Toronto is stocked with an increasing array of incubators, accelerators, mentorship programs, and commercialization programs. But how do you know if you're ready to apply and participate in those full-fledged programs? One way to find out: try out an idea in a low-risk environment, and garner reaction before you get too far along.
Would-be entrepreneurs will have the chance to do just that at
Startup Weekend, coming to Toronto August 9-11. Startup Weekends run in cities across the world, organized by a non-profit of the same name, and the goal is simple: help someone launch a startup in just 54 hours.
This upcoming Toronto installment has a theme: education.
"The startup weekends are a movement of entrepreneurs across the world who want to get together and practice the startup process in a really compressed timeframe," explains MaRS education specialist Joseph Wilson, one of the event's co-organizers. "The EDU angle on it is that there's so much interest in the education entrepreneurship space that specific verticals of startup weekends [became appealing]."
Startup Weekend EDU will be the first sector-specific weekend in Toronto, and the first education-themed weekend in Canada. "Toronto and Ontario are very good relatively speaking in education," Wilson continues, "and this has informed the entrepreneurship scene in the city. In the last few years we've seen an explosion of ed tech companies...and there are even more in the water, which we're hoping to draw out with something like this."

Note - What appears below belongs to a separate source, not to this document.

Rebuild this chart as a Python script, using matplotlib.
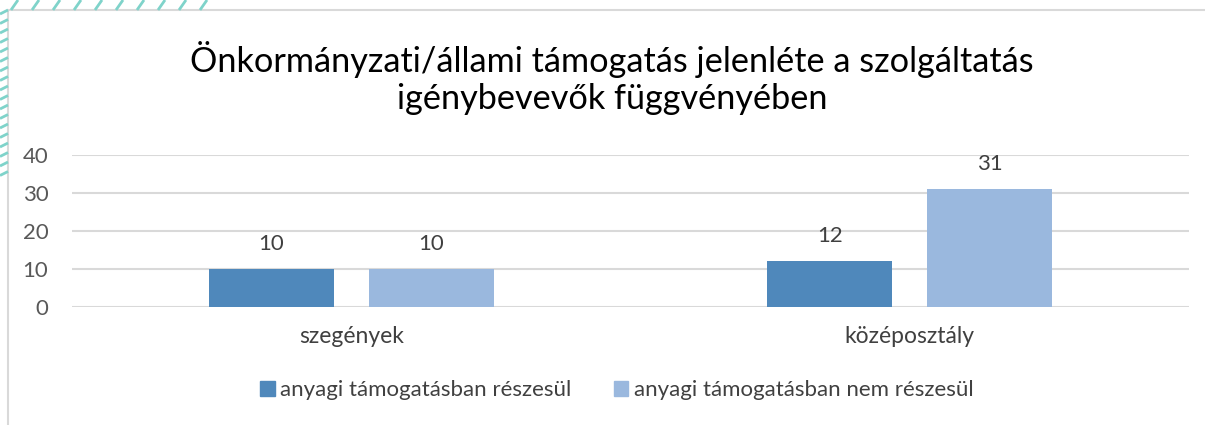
import numpy as np
import matplotlib.pyplot as plt
from matplotlib.patches import Rectangle

kategoriak = ["szegények", "középosztály"]
sorozatok = ["anyagi támogatásban részesül", "anyagi támogatásban nem részesül"]
reszesul = [10, 12]
nem_reszesul = [10, 31]
yticks = [0, 10, 20, 30, 40]
cim = "Önkormányzati/állami támogatás jelenléte a szolgáltatás\nigénybevevők függvényében"

sotet = "#4f88bb"
vilagos = "#9ab8de"
racs = "#d9d9d9"
szoveg = "#595959"

plt.rcParams['font.family'] = ['Lato', 'DejaVu Sans']

W, H = 1205, 425
fig = plt.figure(figsize=(W / 100, H / 100), dpi=100)

# hatter: csikos minta + keret
bg = fig.add_axes([0, 0, 1, 1])
bg.set_xlim(0, W)
bg.set_ylim(H, 0)
bg.axis('off')
for x in np.arange(-10, 215, 21):
    bg.plot([x, x + 7], [10, 0], color="#7fd3ca", lw=2, solid_capstyle='butt')
for y in np.arange(14, 180, 9.5):
    bg.plot([0, 8], [y, y - 4], color="#7fd3ca", lw=2, solid_capstyle='butt')
bg.add_patch(Rectangle((8, 10), W + 20, H + 20, facecolor="white", edgecolor=racs, lw=1.5))

ax = fig.add_axes([72 / W, 1 - 307 / H, (1189 - 72) / W, (307 - 155) / H])
x = np.arange(len(kategoriak))
w = 0.224
off = 0.143
b1 = ax.bar(x - off, reszesul, w, color=sotet, zorder=3)
b2 = ax.bar(x + off, nem_reszesul, w, color=vilagos, zorder=3)
for bars in (b1, b2):
    ax.bar_label(bars, padding=11, fontsize=16, color="#404040")

ax.set_xlim(-0.5, len(kategoriak) - 0.5)
ax.set_ylim(0, 40)
ax.set_yticks(yticks)
ax.yaxis.grid(True, color=racs, lw=1.5, zorder=0)
ax.set_axisbelow(True)
for s in ax.spines.values():
    s.set_visible(False)
ax.tick_params(axis='y', length=0, pad=17, labelsize=16, labelcolor=szoveg)
ax.tick_params(axis='x', length=0, pad=14, labelsize=16.5, labelcolor="#404040")
ax.set_xticks(x)
ax.set_xticklabels(kategoriak)

fig.text(612 / W, 1 - 78 / H, cim, ha='center', va='center', fontsize=24.7,
         color="black", linespacing=1.22)

handles = [Rectangle((0, 0), 1, 1, color=sotet), Rectangle((0, 0), 1, 1, color=vilagos)]
fig.legend(handles, sorozatok, loc='center', bbox_to_anchor=(617 / W, 1 - 390 / H),
           ncol=2, frameon=False, fontsize=16, handlelength=0.65, handleheight=0.65,
           handletextpad=0.25, columnspacing=1.9, labelcolor="#404040")

fig.savefig("out.png", dpi=100)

The weekend is open to people with a wide variety of skill sets, ranging from developers to designers to educators. The weekend is structured progressively: at the outset anyone can pitch an idea, and then based on the strength of various pitches, teams form around the most promising and work through them throughout the weekend.
"You can't build a product" in a weekend, of course, Wilson concedes. But what you can do, "is push yourself to push out a prototype or a quick beta, to test the concept, to quickly test the idea in the most practical way possible." It's a form of crowdsourcing, in a way, except not to raise money but to establish an idea's viability.